SHORT EXERCISE - Transcribe the listing exactly, leaving out every picture.

INFORMATION SUPPLIED -
^^^^

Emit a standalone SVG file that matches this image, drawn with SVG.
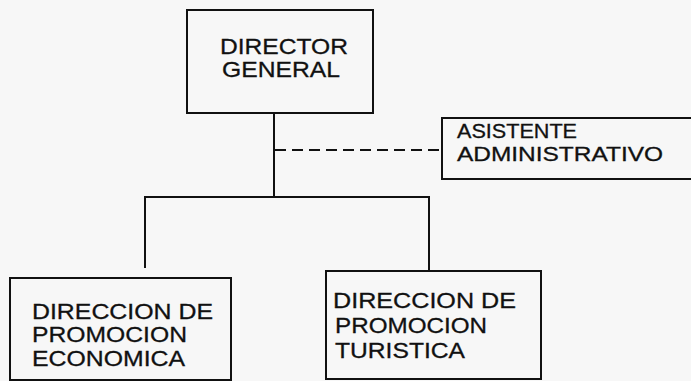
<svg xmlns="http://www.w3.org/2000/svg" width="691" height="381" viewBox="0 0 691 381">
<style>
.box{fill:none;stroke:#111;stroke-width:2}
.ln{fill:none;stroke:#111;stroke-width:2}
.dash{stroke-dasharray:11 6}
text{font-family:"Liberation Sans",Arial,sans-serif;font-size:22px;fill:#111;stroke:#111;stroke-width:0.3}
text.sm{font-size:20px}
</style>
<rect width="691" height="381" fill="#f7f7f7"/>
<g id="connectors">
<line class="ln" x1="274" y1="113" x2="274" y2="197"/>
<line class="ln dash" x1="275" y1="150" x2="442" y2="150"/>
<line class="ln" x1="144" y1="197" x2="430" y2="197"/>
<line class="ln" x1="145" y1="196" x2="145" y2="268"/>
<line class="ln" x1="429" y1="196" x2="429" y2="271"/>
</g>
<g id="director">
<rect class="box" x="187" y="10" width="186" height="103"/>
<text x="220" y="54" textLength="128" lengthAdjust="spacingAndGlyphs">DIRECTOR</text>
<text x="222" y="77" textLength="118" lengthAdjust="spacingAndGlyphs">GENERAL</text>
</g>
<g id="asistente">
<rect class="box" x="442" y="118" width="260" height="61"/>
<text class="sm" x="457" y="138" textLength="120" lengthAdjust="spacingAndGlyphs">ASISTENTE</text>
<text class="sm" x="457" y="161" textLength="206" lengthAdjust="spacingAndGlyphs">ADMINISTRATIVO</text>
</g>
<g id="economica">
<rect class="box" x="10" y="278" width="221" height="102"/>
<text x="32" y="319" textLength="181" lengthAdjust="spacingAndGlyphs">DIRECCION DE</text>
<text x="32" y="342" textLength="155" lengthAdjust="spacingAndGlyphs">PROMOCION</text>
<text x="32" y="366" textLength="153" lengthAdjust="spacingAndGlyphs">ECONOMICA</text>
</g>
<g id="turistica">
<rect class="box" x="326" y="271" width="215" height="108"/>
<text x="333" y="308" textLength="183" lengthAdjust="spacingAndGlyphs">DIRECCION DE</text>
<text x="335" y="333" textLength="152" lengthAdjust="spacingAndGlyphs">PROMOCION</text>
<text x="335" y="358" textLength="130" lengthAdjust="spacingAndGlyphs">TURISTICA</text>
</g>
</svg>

^^^^

ANSWER FOR THIS EXERCISE -
Emit a standalone SVG file that matches this image, drawn with SVG.
<svg xmlns="http://www.w3.org/2000/svg" width="691" height="381" viewBox="0 0 691 381">
<style>
.box{fill:none;stroke:#111;stroke-width:2}
.ln{fill:none;stroke:#111;stroke-width:2}
.dash{stroke-dasharray:11 6}
text{font-family:"Liberation Sans",Arial,sans-serif;font-size:22px;fill:#111;stroke:#111;stroke-width:0.3}
text.sm{font-size:20px}
</style>
<rect width="691" height="381" fill="#f7f7f7"/>
<g id="connectors">
<line class="ln" x1="274" y1="113" x2="274" y2="197"/>
<line class="ln dash" x1="275" y1="150" x2="442" y2="150"/>
<line class="ln" x1="144" y1="197" x2="430" y2="197"/>
<line class="ln" x1="145" y1="196" x2="145" y2="268"/>
<line class="ln" x1="429" y1="196" x2="429" y2="271"/>
</g>
<g id="director">
<rect class="box" x="187" y="10" width="186" height="103"/>
<text x="220" y="54" textLength="128" lengthAdjust="spacingAndGlyphs">DIRECTOR</text>
<text x="222" y="77" textLength="118" lengthAdjust="spacingAndGlyphs">GENERAL</text>
</g>
<g id="asistente">
<rect class="box" x="442" y="118" width="260" height="61"/>
<text class="sm" x="457" y="138" textLength="120" lengthAdjust="spacingAndGlyphs">ASISTENTE</text>
<text class="sm" x="457" y="161" textLength="206" lengthAdjust="spacingAndGlyphs">ADMINISTRATIVO</text>
</g>
<g id="economica">
<rect class="box" x="10" y="278" width="221" height="102"/>
<text x="32" y="319" textLength="181" lengthAdjust="spacingAndGlyphs">DIRECCION DE</text>
<text x="32" y="342" textLength="155" lengthAdjust="spacingAndGlyphs">PROMOCION</text>
<text x="32" y="366" textLength="153" lengthAdjust="spacingAndGlyphs">ECONOMICA</text>
</g>
<g id="turistica">
<rect class="box" x="326" y="271" width="215" height="108"/>
<text x="333" y="308" textLength="183" lengthAdjust="spacingAndGlyphs">DIRECCION DE</text>
<text x="335" y="333" textLength="152" lengthAdjust="spacingAndGlyphs">PROMOCION</text>
<text x="335" y="358" textLength="130" lengthAdjust="spacingAndGlyphs">TURISTICA</text>
</g>
</svg>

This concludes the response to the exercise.